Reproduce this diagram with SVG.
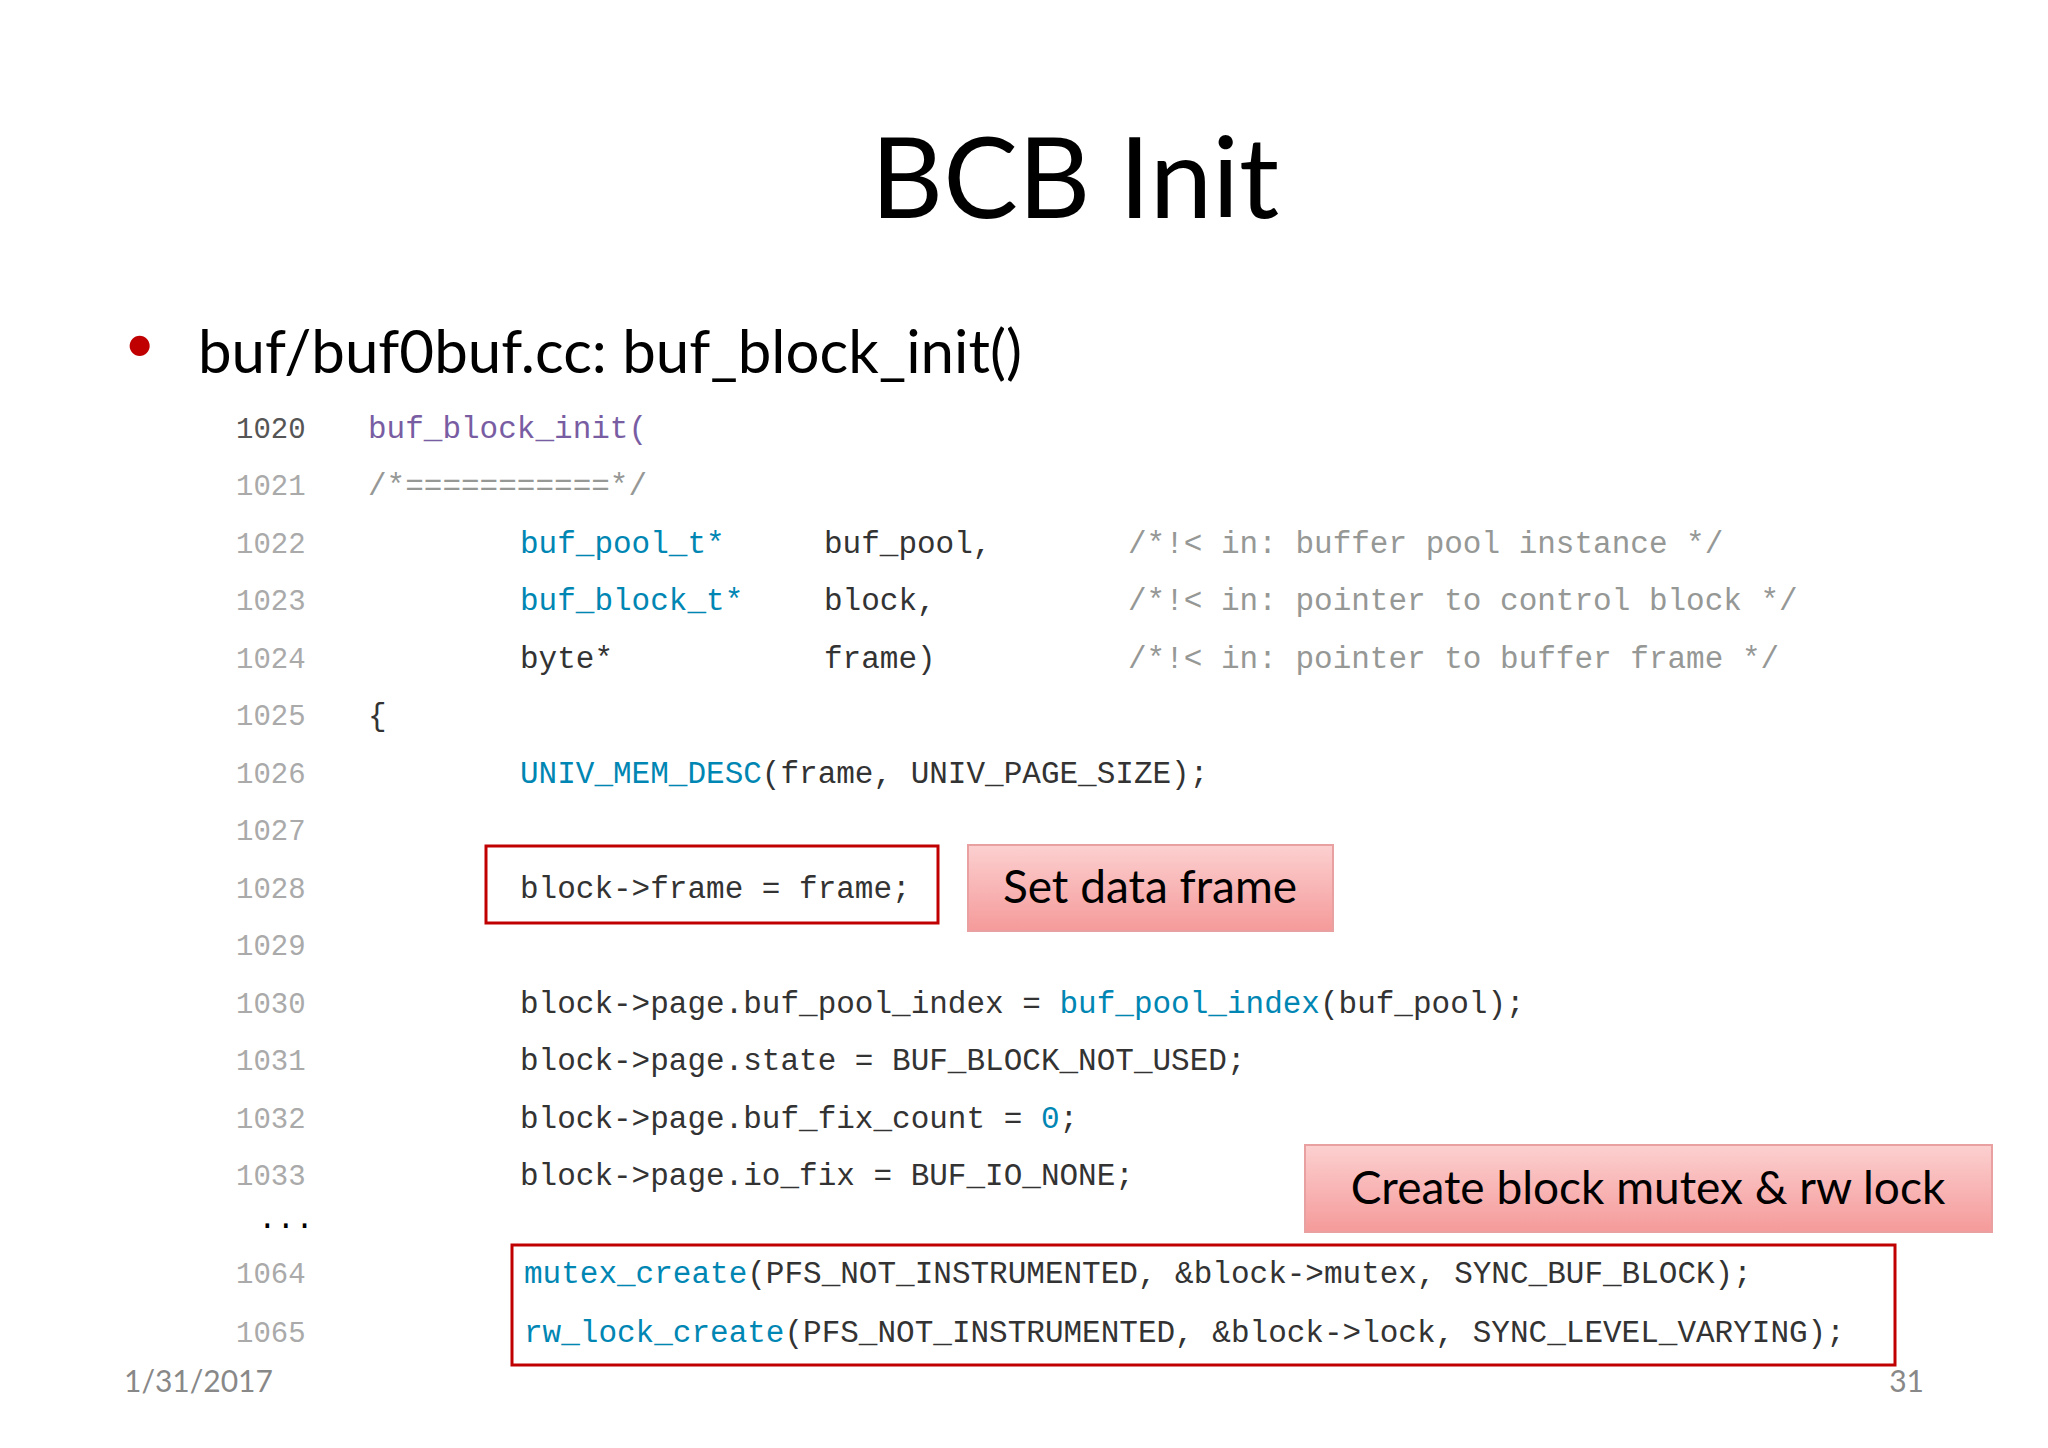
<svg xmlns="http://www.w3.org/2000/svg" width="2048" height="1448" viewBox="0 0 2048 1448">
<defs>
<linearGradient id="pk" x1="0" y1="0" x2="0" y2="1"><stop offset="0" stop-color="#fcd0d0"/><stop offset="1" stop-color="#f59a9a"/></linearGradient>
<style>
.c{font-family:"Liberation Mono",monospace;font-size:31px;fill:#333}
.n{font-family:"Liberation Mono",monospace;font-size:29px;fill:#aaa}
.f{fill:#0086b3}.p{fill:#795da3}.m{fill:#969896}
.s{font-family:Lato,"Open Sans",sans-serif}
.rb{fill:none;stroke:#c00000;stroke-width:3}
.pb{fill:url(#pk);stroke:#e8a0a0;stroke-width:2}
</style>
</defs>
<rect width="2048" height="1448" fill="#fff"/>
<text x="1075" y="218" class="s" font-size="112" text-anchor="middle" fill="#000">BCB Init</text>
<text x="124" y="362" class="s" font-size="54" fill="#c00000">•</text>
<text x="198" y="373" class="s" font-size="60" fill="#000">buf/buf0buf.cc: buf_block_init()</text>
<g id="code">
<text x="236" y="438" class="n" fill="#555" style="fill:#555">1020</text><text x="368" y="438" class="c p">buf_block_init(</text>
<text x="236" y="495" class="n">1021</text><text x="368" y="495" class="c m">/*===========*/</text>
<text x="236" y="553" class="n">1022</text><text x="520" y="553" class="c f">buf_pool_t*</text><text x="824" y="553" class="c">buf_pool,</text><text x="1128" y="553" class="c m">/*!&lt; in: buffer pool instance */</text>
<text x="236" y="610" class="n">1023</text><text x="520" y="610" class="c f">buf_block_t*</text><text x="824" y="610" class="c">block,</text><text x="1128" y="610" class="c m">/*!&lt; in: pointer to control block */</text>
<text x="236" y="668" class="n">1024</text><text x="520" y="668" class="c">byte*</text><text x="824" y="668" class="c">frame)</text><text x="1128" y="668" class="c m">/*!&lt; in: pointer to buffer frame */</text>
<text x="236" y="725" class="n">1025</text><text x="368" y="725" class="c">{</text>
<text x="236" y="783" class="n">1026</text><text x="520" y="783" class="c"><tspan class="f">UNIV_MEM_DESC</tspan>(frame, UNIV_PAGE_SIZE);</text>
<text x="236" y="840" class="n">1027</text>
<text x="236" y="898" class="n">1028</text><text x="520" y="898" class="c">block-&gt;frame = frame;</text>
<text x="236" y="955" class="n">1029</text>
<text x="236" y="1013" class="n">1030</text><text x="520" y="1013" class="c">block-&gt;page.buf_pool_index = <tspan class="f">buf_pool_index</tspan>(buf_pool);</text>
<text x="236" y="1070" class="n">1031</text><text x="520" y="1070" class="c">block-&gt;page.state = BUF_BLOCK_NOT_USED;</text>
<text x="236" y="1128" class="n">1032</text><text x="520" y="1128" class="c">block-&gt;page.buf_fix_count = <tspan class="f">0</tspan>;</text>
<text x="236" y="1185" class="n">1033</text><text x="520" y="1185" class="c">block-&gt;page.io_fix = BUF_IO_NONE;</text>
<text x="258" y="1228" class="c" fill="#000" style="fill:#000">...</text>
<text x="236" y="1283" class="n">1064</text><text x="524" y="1283" class="c"><tspan class="f">mutex_create</tspan>(PFS_NOT_INSTRUMENTED, &amp;block-&gt;mutex, SYNC_BUF_BLOCK);</text>
<text x="236" y="1342" class="n">1065</text><text x="524" y="1342" class="c"><tspan class="f">rw_lock_create</tspan>(PFS_NOT_INSTRUMENTED, &amp;block-&gt;lock, SYNC_LEVEL_VARYING);</text>
</g>
<g id="box1"><rect x="486" y="846" width="452" height="77" class="rb"/></g>
<g id="box2"><rect x="512" y="1245" width="1383" height="120" class="rb"/></g>
<g id="lbl1"><rect x="968" y="845" width="365" height="86" class="pb"/><text x="1150" y="903" class="s" font-size="46" text-anchor="middle" fill="#000">Set data frame</text></g>
<g id="lbl2"><rect x="1305" y="1145" width="687" height="87" class="pb"/><text x="1648" y="1204" class="s" font-size="46" text-anchor="middle" fill="#000">Create block mutex &amp; rw lock</text></g>
<text x="124" y="1392" class="s" font-size="30" fill="#888">1/31/2017</text>
<text x="1924" y="1392" class="s" font-size="30" fill="#888" text-anchor="end">31</text>
</svg>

-----

- [OBJECTIVE]: Reproduce the whole listing exactly, but not the images in it.

- [RESULT FOR THIS EXERCISE]:
Reproduce this diagram with SVG.
<svg xmlns="http://www.w3.org/2000/svg" width="2048" height="1448" viewBox="0 0 2048 1448">
<defs>
<linearGradient id="pk" x1="0" y1="0" x2="0" y2="1"><stop offset="0" stop-color="#fcd0d0"/><stop offset="1" stop-color="#f59a9a"/></linearGradient>
<style>
.c{font-family:"Liberation Mono",monospace;font-size:31px;fill:#333}
.n{font-family:"Liberation Mono",monospace;font-size:29px;fill:#aaa}
.f{fill:#0086b3}.p{fill:#795da3}.m{fill:#969896}
.s{font-family:Lato,"Open Sans",sans-serif}
.rb{fill:none;stroke:#c00000;stroke-width:3}
.pb{fill:url(#pk);stroke:#e8a0a0;stroke-width:2}
</style>
</defs>
<rect width="2048" height="1448" fill="#fff"/>
<text x="1075" y="218" class="s" font-size="112" text-anchor="middle" fill="#000">BCB Init</text>
<text x="124" y="362" class="s" font-size="54" fill="#c00000">•</text>
<text x="198" y="373" class="s" font-size="60" fill="#000">buf/buf0buf.cc: buf_block_init()</text>
<g id="code">
<text x="236" y="438" class="n" fill="#555" style="fill:#555">1020</text><text x="368" y="438" class="c p">buf_block_init(</text>
<text x="236" y="495" class="n">1021</text><text x="368" y="495" class="c m">/*===========*/</text>
<text x="236" y="553" class="n">1022</text><text x="520" y="553" class="c f">buf_pool_t*</text><text x="824" y="553" class="c">buf_pool,</text><text x="1128" y="553" class="c m">/*!&lt; in: buffer pool instance */</text>
<text x="236" y="610" class="n">1023</text><text x="520" y="610" class="c f">buf_block_t*</text><text x="824" y="610" class="c">block,</text><text x="1128" y="610" class="c m">/*!&lt; in: pointer to control block */</text>
<text x="236" y="668" class="n">1024</text><text x="520" y="668" class="c">byte*</text><text x="824" y="668" class="c">frame)</text><text x="1128" y="668" class="c m">/*!&lt; in: pointer to buffer frame */</text>
<text x="236" y="725" class="n">1025</text><text x="368" y="725" class="c">{</text>
<text x="236" y="783" class="n">1026</text><text x="520" y="783" class="c"><tspan class="f">UNIV_MEM_DESC</tspan>(frame, UNIV_PAGE_SIZE);</text>
<text x="236" y="840" class="n">1027</text>
<text x="236" y="898" class="n">1028</text><text x="520" y="898" class="c">block-&gt;frame = frame;</text>
<text x="236" y="955" class="n">1029</text>
<text x="236" y="1013" class="n">1030</text><text x="520" y="1013" class="c">block-&gt;page.buf_pool_index = <tspan class="f">buf_pool_index</tspan>(buf_pool);</text>
<text x="236" y="1070" class="n">1031</text><text x="520" y="1070" class="c">block-&gt;page.state = BUF_BLOCK_NOT_USED;</text>
<text x="236" y="1128" class="n">1032</text><text x="520" y="1128" class="c">block-&gt;page.buf_fix_count = <tspan class="f">0</tspan>;</text>
<text x="236" y="1185" class="n">1033</text><text x="520" y="1185" class="c">block-&gt;page.io_fix = BUF_IO_NONE;</text>
<text x="258" y="1228" class="c" fill="#000" style="fill:#000">...</text>
<text x="236" y="1283" class="n">1064</text><text x="524" y="1283" class="c"><tspan class="f">mutex_create</tspan>(PFS_NOT_INSTRUMENTED, &amp;block-&gt;mutex, SYNC_BUF_BLOCK);</text>
<text x="236" y="1342" class="n">1065</text><text x="524" y="1342" class="c"><tspan class="f">rw_lock_create</tspan>(PFS_NOT_INSTRUMENTED, &amp;block-&gt;lock, SYNC_LEVEL_VARYING);</text>
</g>
<g id="box1"><rect x="486" y="846" width="452" height="77" class="rb"/></g>
<g id="box2"><rect x="512" y="1245" width="1383" height="120" class="rb"/></g>
<g id="lbl1"><rect x="968" y="845" width="365" height="86" class="pb"/><text x="1150" y="903" class="s" font-size="46" text-anchor="middle" fill="#000">Set data frame</text></g>
<g id="lbl2"><rect x="1305" y="1145" width="687" height="87" class="pb"/><text x="1648" y="1204" class="s" font-size="46" text-anchor="middle" fill="#000">Create block mutex &amp; rw lock</text></g>
<text x="124" y="1392" class="s" font-size="30" fill="#888">1/31/2017</text>
<text x="1924" y="1392" class="s" font-size="30" fill="#888" text-anchor="end">31</text>
</svg>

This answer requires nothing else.